Task prompt: Drop the pictures, then extract the listing word for word.

Data section:
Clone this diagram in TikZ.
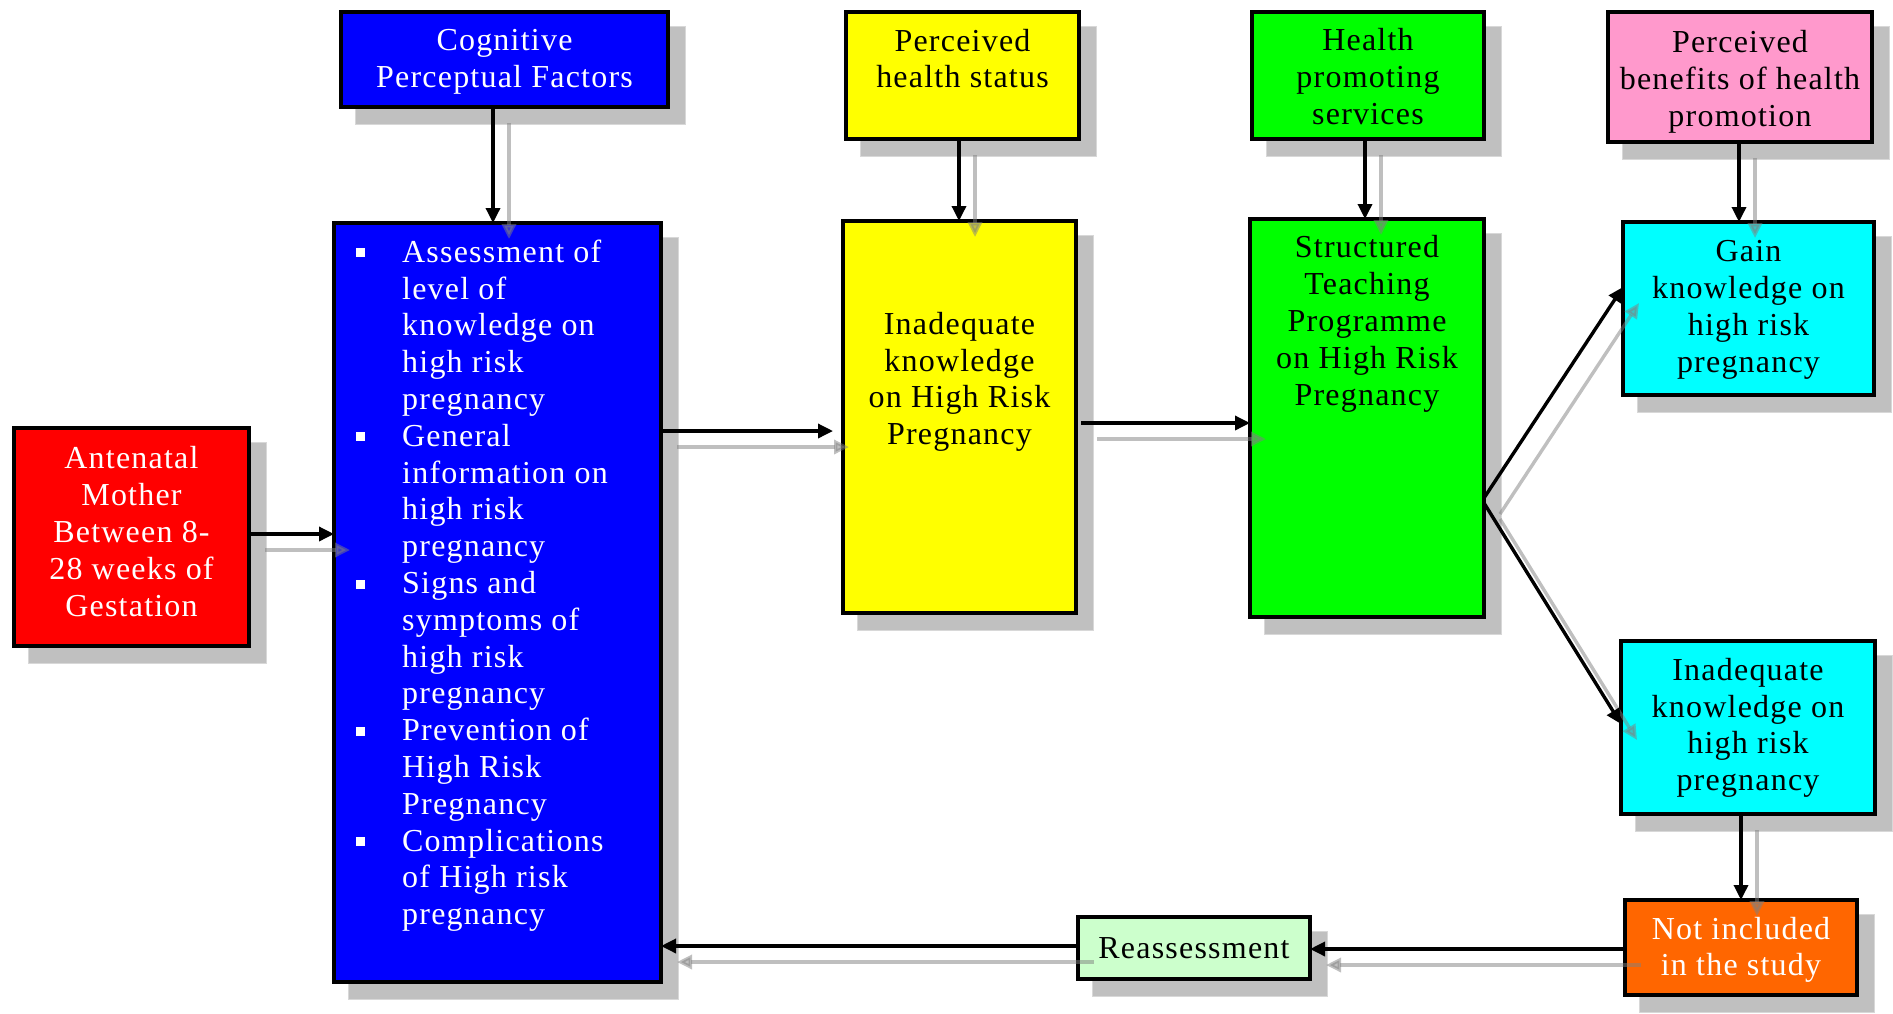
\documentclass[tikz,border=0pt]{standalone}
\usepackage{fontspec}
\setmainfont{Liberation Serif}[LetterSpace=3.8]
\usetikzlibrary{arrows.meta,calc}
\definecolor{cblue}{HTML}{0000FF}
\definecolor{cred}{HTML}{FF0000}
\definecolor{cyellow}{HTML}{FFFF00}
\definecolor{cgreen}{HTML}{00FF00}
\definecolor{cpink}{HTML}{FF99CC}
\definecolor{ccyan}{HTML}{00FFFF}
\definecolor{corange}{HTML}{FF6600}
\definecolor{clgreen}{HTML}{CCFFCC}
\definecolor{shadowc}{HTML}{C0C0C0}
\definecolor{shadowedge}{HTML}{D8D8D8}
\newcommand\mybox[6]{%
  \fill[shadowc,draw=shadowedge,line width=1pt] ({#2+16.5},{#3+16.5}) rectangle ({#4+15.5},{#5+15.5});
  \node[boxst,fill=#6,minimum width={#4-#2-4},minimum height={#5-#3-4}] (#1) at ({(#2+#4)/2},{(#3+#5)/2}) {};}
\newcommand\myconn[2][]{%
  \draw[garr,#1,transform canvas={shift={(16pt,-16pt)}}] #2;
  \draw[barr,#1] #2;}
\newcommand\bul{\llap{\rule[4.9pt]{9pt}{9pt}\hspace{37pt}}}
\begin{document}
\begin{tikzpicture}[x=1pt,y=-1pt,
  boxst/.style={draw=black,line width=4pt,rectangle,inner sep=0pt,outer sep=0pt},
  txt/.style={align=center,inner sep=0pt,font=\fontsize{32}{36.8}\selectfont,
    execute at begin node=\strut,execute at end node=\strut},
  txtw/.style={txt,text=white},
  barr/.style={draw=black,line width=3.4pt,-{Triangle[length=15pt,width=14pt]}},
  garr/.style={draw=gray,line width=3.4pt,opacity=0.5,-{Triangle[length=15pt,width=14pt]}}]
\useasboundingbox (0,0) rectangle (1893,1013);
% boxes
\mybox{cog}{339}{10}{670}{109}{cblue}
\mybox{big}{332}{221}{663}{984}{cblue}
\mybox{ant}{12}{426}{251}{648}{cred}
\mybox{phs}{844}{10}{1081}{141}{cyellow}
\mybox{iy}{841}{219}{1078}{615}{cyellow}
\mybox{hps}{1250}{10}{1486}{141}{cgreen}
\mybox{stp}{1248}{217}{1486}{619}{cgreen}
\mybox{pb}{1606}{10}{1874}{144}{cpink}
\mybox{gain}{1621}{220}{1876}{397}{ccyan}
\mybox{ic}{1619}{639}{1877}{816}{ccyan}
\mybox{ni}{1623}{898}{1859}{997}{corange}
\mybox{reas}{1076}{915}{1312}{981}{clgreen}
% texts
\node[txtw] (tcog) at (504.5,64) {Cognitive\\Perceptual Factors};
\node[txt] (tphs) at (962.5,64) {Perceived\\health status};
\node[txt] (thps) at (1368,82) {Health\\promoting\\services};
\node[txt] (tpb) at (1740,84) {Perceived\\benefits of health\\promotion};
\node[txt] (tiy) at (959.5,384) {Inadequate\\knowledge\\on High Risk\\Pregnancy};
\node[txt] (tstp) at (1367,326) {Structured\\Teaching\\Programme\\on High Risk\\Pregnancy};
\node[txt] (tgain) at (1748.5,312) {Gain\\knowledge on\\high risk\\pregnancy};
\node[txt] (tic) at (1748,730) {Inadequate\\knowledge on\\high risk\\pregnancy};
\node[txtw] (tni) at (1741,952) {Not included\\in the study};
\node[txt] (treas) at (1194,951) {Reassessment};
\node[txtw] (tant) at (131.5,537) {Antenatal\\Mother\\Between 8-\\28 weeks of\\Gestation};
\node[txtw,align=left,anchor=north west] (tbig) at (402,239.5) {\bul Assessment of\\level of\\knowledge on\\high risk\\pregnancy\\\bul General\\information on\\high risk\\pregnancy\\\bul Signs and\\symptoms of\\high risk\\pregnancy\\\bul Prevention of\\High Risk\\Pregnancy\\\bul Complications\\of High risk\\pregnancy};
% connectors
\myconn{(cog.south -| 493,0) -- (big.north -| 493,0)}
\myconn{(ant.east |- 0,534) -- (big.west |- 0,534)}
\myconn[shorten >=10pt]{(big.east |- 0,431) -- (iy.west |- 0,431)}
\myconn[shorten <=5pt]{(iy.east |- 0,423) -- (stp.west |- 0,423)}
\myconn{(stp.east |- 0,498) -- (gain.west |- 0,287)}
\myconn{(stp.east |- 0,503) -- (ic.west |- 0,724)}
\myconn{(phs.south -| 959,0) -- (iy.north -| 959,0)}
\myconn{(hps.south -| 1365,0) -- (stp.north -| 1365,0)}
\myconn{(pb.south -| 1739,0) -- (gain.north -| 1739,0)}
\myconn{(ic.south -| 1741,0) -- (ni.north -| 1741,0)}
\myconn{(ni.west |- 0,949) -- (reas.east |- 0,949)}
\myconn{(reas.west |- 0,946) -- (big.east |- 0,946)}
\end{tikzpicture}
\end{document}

Worked answer:
Clone this diagram in TikZ.
\documentclass[tikz,border=0pt]{standalone}
\usepackage{fontspec}
\setmainfont{Liberation Serif}[LetterSpace=3.8]
\usetikzlibrary{arrows.meta,calc}
\definecolor{cblue}{HTML}{0000FF}
\definecolor{cred}{HTML}{FF0000}
\definecolor{cyellow}{HTML}{FFFF00}
\definecolor{cgreen}{HTML}{00FF00}
\definecolor{cpink}{HTML}{FF99CC}
\definecolor{ccyan}{HTML}{00FFFF}
\definecolor{corange}{HTML}{FF6600}
\definecolor{clgreen}{HTML}{CCFFCC}
\definecolor{shadowc}{HTML}{C0C0C0}
\definecolor{shadowedge}{HTML}{D8D8D8}
\newcommand\mybox[6]{%
  \fill[shadowc,draw=shadowedge,line width=1pt] ({#2+16.5},{#3+16.5}) rectangle ({#4+15.5},{#5+15.5});
  \node[boxst,fill=#6,minimum width={#4-#2-4},minimum height={#5-#3-4}] (#1) at ({(#2+#4)/2},{(#3+#5)/2}) {};}
\newcommand\myconn[2][]{%
  \draw[garr,#1,transform canvas={shift={(16pt,-16pt)}}] #2;
  \draw[barr,#1] #2;}
\newcommand\bul{\llap{\rule[4.9pt]{9pt}{9pt}\hspace{37pt}}}
\begin{document}
\begin{tikzpicture}[x=1pt,y=-1pt,
  boxst/.style={draw=black,line width=4pt,rectangle,inner sep=0pt,outer sep=0pt},
  txt/.style={align=center,inner sep=0pt,font=\fontsize{32}{36.8}\selectfont,
    execute at begin node=\strut,execute at end node=\strut},
  txtw/.style={txt,text=white},
  barr/.style={draw=black,line width=3.4pt,-{Triangle[length=15pt,width=14pt]}},
  garr/.style={draw=gray,line width=3.4pt,opacity=0.5,-{Triangle[length=15pt,width=14pt]}}]
\useasboundingbox (0,0) rectangle (1893,1013);
% boxes
\mybox{cog}{339}{10}{670}{109}{cblue}
\mybox{big}{332}{221}{663}{984}{cblue}
\mybox{ant}{12}{426}{251}{648}{cred}
\mybox{phs}{844}{10}{1081}{141}{cyellow}
\mybox{iy}{841}{219}{1078}{615}{cyellow}
\mybox{hps}{1250}{10}{1486}{141}{cgreen}
\mybox{stp}{1248}{217}{1486}{619}{cgreen}
\mybox{pb}{1606}{10}{1874}{144}{cpink}
\mybox{gain}{1621}{220}{1876}{397}{ccyan}
\mybox{ic}{1619}{639}{1877}{816}{ccyan}
\mybox{ni}{1623}{898}{1859}{997}{corange}
\mybox{reas}{1076}{915}{1312}{981}{clgreen}
% texts
\node[txtw] (tcog) at (504.5,64) {Cognitive\\Perceptual Factors};
\node[txt] (tphs) at (962.5,64) {Perceived\\health status};
\node[txt] (thps) at (1368,82) {Health\\promoting\\services};
\node[txt] (tpb) at (1740,84) {Perceived\\benefits of health\\promotion};
\node[txt] (tiy) at (959.5,384) {Inadequate\\knowledge\\on High Risk\\Pregnancy};
\node[txt] (tstp) at (1367,326) {Structured\\Teaching\\Programme\\on High Risk\\Pregnancy};
\node[txt] (tgain) at (1748.5,312) {Gain\\knowledge on\\high risk\\pregnancy};
\node[txt] (tic) at (1748,730) {Inadequate\\knowledge on\\high risk\\pregnancy};
\node[txtw] (tni) at (1741,952) {Not included\\in the study};
\node[txt] (treas) at (1194,951) {Reassessment};
\node[txtw] (tant) at (131.5,537) {Antenatal\\Mother\\Between 8-\\28 weeks of\\Gestation};
\node[txtw,align=left,anchor=north west] (tbig) at (402,239.5) {\bul Assessment of\\level of\\knowledge on\\high risk\\pregnancy\\\bul General\\information on\\high risk\\pregnancy\\\bul Signs and\\symptoms of\\high risk\\pregnancy\\\bul Prevention of\\High Risk\\Pregnancy\\\bul Complications\\of High risk\\pregnancy};
% connectors
\myconn{(cog.south -| 493,0) -- (big.north -| 493,0)}
\myconn{(ant.east |- 0,534) -- (big.west |- 0,534)}
\myconn[shorten >=10pt]{(big.east |- 0,431) -- (iy.west |- 0,431)}
\myconn[shorten <=5pt]{(iy.east |- 0,423) -- (stp.west |- 0,423)}
\myconn{(stp.east |- 0,498) -- (gain.west |- 0,287)}
\myconn{(stp.east |- 0,503) -- (ic.west |- 0,724)}
\myconn{(phs.south -| 959,0) -- (iy.north -| 959,0)}
\myconn{(hps.south -| 1365,0) -- (stp.north -| 1365,0)}
\myconn{(pb.south -| 1739,0) -- (gain.north -| 1739,0)}
\myconn{(ic.south -| 1741,0) -- (ni.north -| 1741,0)}
\myconn{(ni.west |- 0,949) -- (reas.east |- 0,949)}
\myconn{(reas.west |- 0,946) -- (big.east |- 0,946)}
\end{tikzpicture}
\end{document}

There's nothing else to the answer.